La casa dello studente di Via Trentino a Cagliari
Una firma e passa tutto. È questa l’amara e sarcastica soluzione proposta ai ragazzi disabili della casa dello studente di via Trentino, seguita alla loro mobilitazione contro la decisione della direzione di concentrare i disabili assegnatari di un alloggio Ersu nei primi tre piani del palazzo di Sa Duchessa.
Una soluzione giustificata da imperscrutabili ragioni di sicurezza, che aggiunge disagio a quelli già presenti, perché la casa dello studente di via Trentino non è adatta alla concentrazione dei disabili nei primi tre piani. Le camere per i disabili sono infatti distribuite tra tutti i piani, anche per favorire l’integrazione dei ragazzi ed evitare forme di ghettizzazione.
I disabili, contrari alla soluzione concentrazionista della direzione, hanno protestato e la risposta degli organi competenti è stata perentoria e sconcertante: se la soluzione proposta non va bene, i disabili possono trasferirsi nella sede di via Montesanto, oppure firmare la rinuncia alla disabilità, liberare l’Ente da obblighi nei loro confronti, per poi essere liberi di scegliersi il piano.
I trenta ragazzi disabili non mollano: parlano di ricatto inaccettabile, di “ghettizzazione”, e di una situazione difficile in cui la vertenza alloggi costituisce solo la punta dell’iceberg. Eccessiva burocratizzazione, mancanza di buon senso, scelte poco logiche: è questo ciò che emerge ascoltando le storie della casa dello studente. E i problemi maggiori sono concentrati ai piani alti. Non dell’edificio, naturalmente.
La visione della sicurezza di chi dovrebbe garantirla è infatti quanto meno contorta: le porte tagliafuoco nei corridoi sono mantenute aperte con l’aiuto di sedie in legno, scelta provvisoria e d’emergenza, si potrebbe pensare, ma a giudicare dal numero di porte cui è applicata questa soluzione, si direbbe che le sedie sono in servizio permanente effettivo.
L’eventuale evacuazione diventa così una pericolosa corsa ad ostacoli, in un edificio già di per sé labirintico. I pochi soldi a disposizione vengono spesi male, per pedane inadatte e quindi da sostituire, con tempi di attesa logicamente lunghi, oppure per la distratta manutenzione dei mezzi di trasporto: è necessario uno sforzo di fantasia per definire le due Fiat Ducato di inizio secolo adattate al trasporto dei disabili. I due furgoni non sempre hanno la fortuna di essere entrambi marcianti, così i ragazzi sono costretti ai turni per poterne usufruire.

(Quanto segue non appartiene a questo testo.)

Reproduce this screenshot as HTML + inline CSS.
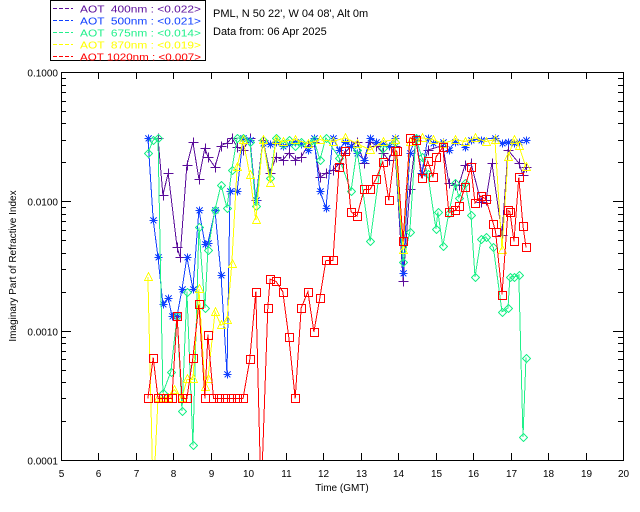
<!DOCTYPE html>
<html><head><meta charset="utf-8"><style>
html,body{margin:0;padding:0;background:#fff;}
svg{display:block;font-family:"Liberation Sans",sans-serif;}
</style></head><body>
<svg id="chart" width="640" height="512" viewBox="0 0 640 512" xmlns="http://www.w3.org/2000/svg">
<defs><clipPath id="plotclip"><rect x="61" y="72" width="562" height="388"/></clipPath></defs>
<rect x="0" y="0" width="640" height="512" fill="#fff"/>
<g id="legend">
<rect x="50.5" y="0.5" width="155" height="60" fill="#fff" stroke="#000"/>
</g>
<text x="213" y="17" font-size="11">PML, N 50 22', W 04 08', Alt 0m</text>
<text x="213" y="35" font-size="11">Data from: 06 Apr 2025</text>
<g id="axes"></g>
<g id="series" clip-path="url(#plotclip)"></g>
<text x="342" y="491" font-size="10" text-anchor="middle">Time (GMT)</text>
<text x="16" y="266" font-size="10" text-anchor="middle" transform="rotate(-90 16 266)">Imaginary Part of Refractive Index</text>
</svg>
<script>
const xTicks = [5,6,7,8,9,10,11,12,13,14,15,16,17,18,19,20];
const yTickValues = [0.0001,0.001,0.01,0.1];
const yTickLabels = ["0.0001","0.0010","0.0100","0.1000"];
const legendLabels = ["AOT  400nm : <0.022>","AOT  500nm : <0.021>","AOT  675nm : <0.014>","AOT  870nm : <0.019>","AOT 1020nm : <0.007>"];

const t400 = [7.59,7.72,7.86,8.10,8.18,8.36,8.52,8.68,8.84,8.92,9.11,9.27,9.43,9.56,9.70,9.86,10.04,10.20,10.39,10.58,10.74,10.92,11.08,11.25,11.41,11.59,11.75,11.91,12.07,12.26,12.42,12.58,12.74,12.90,13.09,13.25,13.41,13.59,13.75,13.91,14.13,14.31,14.47,14.63,14.79,15.19,15.35,15.52,15.62,15.78,15.94,16.21,16.34,16.50,16.77,16.93,17.22,17.33,17.41];
const v400 = [0.031,0.0112,0.0165,0.0044,0.0037,0.0191,0.0286,0.0149,0.026,0.022,0.0184,0.027,0.0282,0.031,0.0263,0.0249,0.031,0.0102,0.030,0.0165,0.0221,0.0209,0.0236,0.0209,0.022,0.027,0.029,0.0153,0.0165,0.0175,0.0195,0.0236,0.027,0.029,0.0198,0.029,0.027,0.0236,0.0209,0.027,0.0024,0.0124,0.0298,0.0165,0.0249,0.027,0.0139,0.0134,0.0134,0.019,0.0198,0.0099,0.0102,0.0198,0.0055,0.0249,0.0198,0.016,0.0184];

const t500 = [7.32,7.46,7.59,7.72,7.86,7.96,8.10,8.23,8.36,8.52,8.68,8.84,8.92,9.11,9.27,9.43,9.51,9.70,9.86,10.04,10.20,10.39,10.58,10.74,10.92,11.08,11.25,11.41,11.59,11.75,11.91,12.07,12.26,12.42,12.58,12.74,12.90,13.09,13.25,13.41,13.59,13.75,13.91,14.13,14.31,14.47,14.63,14.79,14.93,15.19,15.35,15.52,15.78,15.94,16.21,16.58,16.77,16.93,17.09,17.22,17.41];
const v500 = [0.031,0.0072,0.0037,0.0016,0.0018,0.0013,0.0013,0.0021,0.0037,0.0021,0.0086,0.0047,0.0048,0.0085,0.0027,0.00046,0.012,0.012,0.031,0.0298,0.0102,0.0282,0.028,0.029,0.027,0.028,0.029,0.028,0.0249,0.031,0.012,0.0089,0.031,0.0249,0.029,0.027,0.0236,0.021,0.031,0.029,0.028,0.027,0.031,0.0028,0.0236,0.031,0.0165,0.031,0.0282,0.029,0.0249,0.029,0.0263,0.030,0.030,0.031,0.0282,0.029,0.0282,0.029,0.0298];

const t675 = [7.32,7.46,7.59,7.72,7.93,8.10,8.23,8.36,8.52,8.68,8.84,8.92,9.11,9.27,9.43,9.56,9.70,9.86,10.04,10.20,10.39,10.58,10.74,10.92,11.08,11.25,11.41,11.59,11.75,11.91,12.07,12.42,12.74,12.90,13.25,13.59,13.91,14.13,14.31,14.47,14.63,14.79,15.01,15.06,15.19,15.35,15.52,15.62,15.78,15.94,16.05,16.21,16.34,16.54,16.77,16.93,16.98,17.09,17.22,17.33,17.41];
const v675 = [0.0236,0.0298,0.031,0.00033,0.00048,0.0013,0.00024,0.002,0.00013,0.0063,0.0015,0.0042,0.0086,0.0134,0.0089,0.0175,0.031,0.031,0.0289,0.0092,0.030,0.0151,0.031,0.028,0.030,0.027,0.029,0.028,0.030,0.0209,0.031,0.0218,0.012,0.025,0.0049,0.026,0.029,0.0034,0.0058,0.031,0.022,0.0163,0.0061,0.0083,0.0045,0.0081,0.0139,0.0107,0.0139,0.0079,0.0026,0.0051,0.0053,0.0044,0.0014,0.0015,0.0026,0.0026,0.0027,0.00015,0.00062];

const t870 = [7.32,7.46,7.59,7.72,7.86,8.02,8.23,8.36,8.52,8.68,8.84,8.92,9.11,9.27,9.43,9.56,9.70,9.86,10.04,10.20,10.39,10.58,10.74,10.92,11.25,11.59,11.91,12.26,12.58,12.90,13.25,13.59,13.91,14.13,14.31,14.63,14.93,15.19,15.52,15.78,16.05,16.34,16.58,16.77,16.93,17.09,17.22,17.41];
const v870 = [0.0026,0.00005,0.0003,0.0003,0.0003,0.00035,0.0003,0.00042,0.00042,0.0021,0.00037,0.00042,0.0014,0.0011,0.0012,0.0033,0.0184,0.0298,0.016,0.0072,0.030,0.0139,0.030,0.029,0.030,0.028,0.030,0.029,0.031,0.028,0.025,0.029,0.030,0.0042,0.029,0.031,0.030,0.028,0.030,0.029,0.031,0.029,0.030,0.0042,0.022,0.030,0.027,0.0184];

const t1020 = [7.32,7.46,7.59,7.72,7.86,7.96,8.10,8.23,8.36,8.52,8.68,8.84,8.92,9.07,9.23,9.39,9.55,9.70,9.86,10.04,10.20,10.34,10.52,10.58,10.74,10.92,11.08,11.25,11.41,11.59,11.75,11.91,12.07,12.26,12.42,12.58,12.74,12.90,13.09,13.25,13.41,13.59,13.75,13.91,13.96,14.13,14.31,14.47,14.63,14.79,14.93,15.01,15.19,15.35,15.52,15.62,15.78,15.94,16.05,16.21,16.34,16.54,16.60,16.77,16.93,16.98,17.09,17.22,17.33,17.41];
const v1020 = [0.0003,0.00062,0.0003,0.0003,0.0003,0.0003,0.0013,0.0003,0.0003,0.00062,0.0016,0.0003,0.00093,0.0003,0.0003,0.0003,0.0003,0.0003,0.0003,0.0006,0.002,0.00005,0.0015,0.0025,0.0024,0.002,0.00089,0.0003,0.0015,0.002,0.00098,0.0018,0.0035,0.0035,0.0184,0.0245,0.0083,0.0077,0.0124,0.0124,0.0149,0.0203,0.0102,0.0245,0.0245,0.0049,0.031,0.030,0.0151,0.0205,0.0153,0.022,0.0263,0.0082,0.0085,0.0092,0.0129,0.0184,0.0097,0.011,0.0104,0.0067,0.0058,0.0019,0.0085,0.0083,0.0049,0.0153,0.0064,0.0044];

const NS = "http://www.w3.org/2000/svg";
const X0 = 61, X1 = 623, Y0 = 460, Y1 = 72;
function xScale(t){ return X0 + (t - 5) / 15 * (X1 - X0); }
function yScale(v){ return Y0 - (Math.log10(v) + 4) / 3 * (Y0 - Y1); }
function mk(tag, attrs, parent){ const e = document.createElementNS(NS, tag); for (const k in attrs) e.setAttribute(k, attrs[k]); parent.appendChild(e); return e; }

const axes = document.getElementById('axes');
const frame = mk('rect', {x: X0 + 0.5, y: Y1 + 0.5, width: X1 - X0, height: Y0 - Y1, fill: 'none', stroke: '#000', 'stroke-width': 1}, axes);


xTicks.forEach(t => {
  const x = Math.round(xScale(t)) + 0.5;
  const tk = mk('line', {x1: x, x2: x, y1: Y0, y2: Y0 - 7, stroke: '#000'}, axes);
  
  
  const tk2 = mk('line', {x1: x, x2: x, y1: Y1, y2: Y1 + 7, stroke: '#000'}, axes);
  
  
  const lb = mk('text', {x: x, y: Y0 + 17, 'font-size': 10, 'text-anchor': 'middle'}, axes);
  lb.textContent = String(t);
  
  
});
yTickValues.forEach((v, i) => {
  const y = Math.round(yScale(v)) + 0.5;
  const tk = mk('line', {x1: X0, x2: X0 + 10, y1: y, y2: y, stroke: '#000'}, axes);
  
  
  const tk2 = mk('line', {x1: X1, x2: X1 - 10, y1: y, y2: y, stroke: '#000'}, axes);
  
  
  const lb = mk('text', {x: X0 - 3, y: y + 4, 'font-size': 10, 'text-anchor': 'end'}, axes);
  lb.textContent = yTickLabels[i];
  
  
  if (i < yTickValues.length - 1) {
    for (let m = 2; m <= 9; m++) {
      const ym = Math.round(yScale(v * m)) + 0.5;
      const mt = mk('line', {x1: X0, x2: X0 + 5, y1: ym, y2: ym, stroke: '#000'}, axes);
      
      
      const mt2 = mk('line', {x1: X1, x2: X1 - 5, y1: ym, y2: ym, stroke: '#000'}, axes);
      
      
    }
  }
});

const seriesDefs = [
  {t: t400, v: v400, color: '#5a0c9a', marker: 'plus', name: 'aot-400nm'},
  {t: t500, v: v500, color: '#1040ff', marker: 'star', name: 'aot-500nm'},
  {t: t675, v: v675, color: '#20f08a', marker: 'diamond', name: 'aot-675nm'},
  {t: t870, v: v870, color: '#ffff00', marker: 'triangle', name: 'aot-870nm'},
  {t: t1020, v: v1020, color: '#ff0000', marker: 'square', name: 'aot-1020nm'}
];
const sg = document.getElementById('series');
function marker(g, type, x, y, c){
  let e;
  if (type === 'plus') e = mk('path', {d: `M${x-5} ${y}H${x+5}M${x} ${y-5}V${y+5}`, stroke: c, fill: 'none'}, g);
  else if (type === 'star') e = mk('path', {d: `M${x-4} ${y}H${x+4}M${x} ${y-4}V${y+4}M${x-3} ${y-3}L${x+3} ${y+3}M${x-3} ${y+3}L${x+3} ${y-3}`, stroke: c, fill: 'none', 'stroke-width': 1.2}, g);
  else if (type === 'diamond') e = mk('path', {d: `M${x} ${y-4}L${x+4} ${y}L${x} ${y+4}L${x-4} ${y}Z`, stroke: c, fill: 'none'}, g);
  else if (type === 'triangle') e = mk('path', {d: `M${x} ${y-5}L${x+4} ${y+3}L${x-4} ${y+3}Z`, stroke: c, fill: 'none'}, g);
  else e = mk('rect', {x: x-4, y: y-4, width: 8, height: 8, stroke: c, fill: 'none', 'stroke-width': 1}, g);
  
  
}
seriesDefs.forEach(s => {
  const g = mk('g', {'shape-rendering': 'crispEdges'}, sg);
  
  
  const pts = s.t.map((t, i) => xScale(t).toFixed(1) + ',' + yScale(s.v[i]).toFixed(1)).join(' ');
  const pl = mk('polyline', {points: pts, fill: 'none', stroke: s.color, 'stroke-width': 1}, g);
  
  
  s.t.forEach((t, i) => marker(g, s.marker, Math.round(xScale(t)) + 0.5, Math.round(yScale(s.v[i])) + 0.5, s.color));
});

const lg = document.getElementById('legend');
seriesDefs.forEach((s, i) => {
  const y = 8.5 + i * 12;
  const ln = mk('line', {x1: 53, x2: 73, y1: y, y2: y, stroke: s.color, 'stroke-dasharray': '4,2'}, lg);
  
  
  const tx = mk('text', {x: 80, y: y + 4, 'font-size': 10, fill: s.color, textLength: 121, lengthAdjust: 'spacingAndGlyphs'}, lg);
  tx.style.whiteSpace = 'pre';
  tx.textContent = legendLabels[i];
  
  
});
</script>
</body></html>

È necessario anche un certo senso dell’umorismo per sorridere di fronte al fatto che, in caso di black-out nel palazzo, sia indispensabile chiamare un call center di Milano e attendere poi dalle due alle quattro ore l’intervento dei tecnici; “ma arrivano da Milano?” chiede qualcuno. “No, stanno qui a Cagliari” è la pronta risposta.
Umorismo e indignazione vanno di pari passo. Dopo sette mesi di presidenza ad interim, dal gennaio 2010 la direzione dell’Ersu è stata affidata a Daniela Noli, laureata in pedagogia. In seguito alle proteste degli studenti, la presidente ha accettato di incontrarli ma, al di là delle dichiarazioni ufficiali, “L’Ersu tutelerà maggiormente gli studenti disabili”, ha tenuto a precisare nel faccia a faccia che “questo edificio non è casa vostra”.
L’incontro ha accresciuto lo scontento dei ragazzi. La proposta indecente formulata dalla Noli ha generato un certo stupore, come quando si ha l’impressione di non aver compreso bene: la possibilità di cambiare stanza (non per capriccio ma per reali esigenze) veniva concessa a coloro che avessero rinunciato alla condizione di disabilità, con una semplice firma. “A saperlo prima!” hanno beffardamente commentato gli studenti a fine incontro.
Tra di loro un misto di disappunto e impotenza: gli universitari disabili non sono numerosi e non possono riempire una piazza, ma hanno tutte le ragioni per definirsi indignados.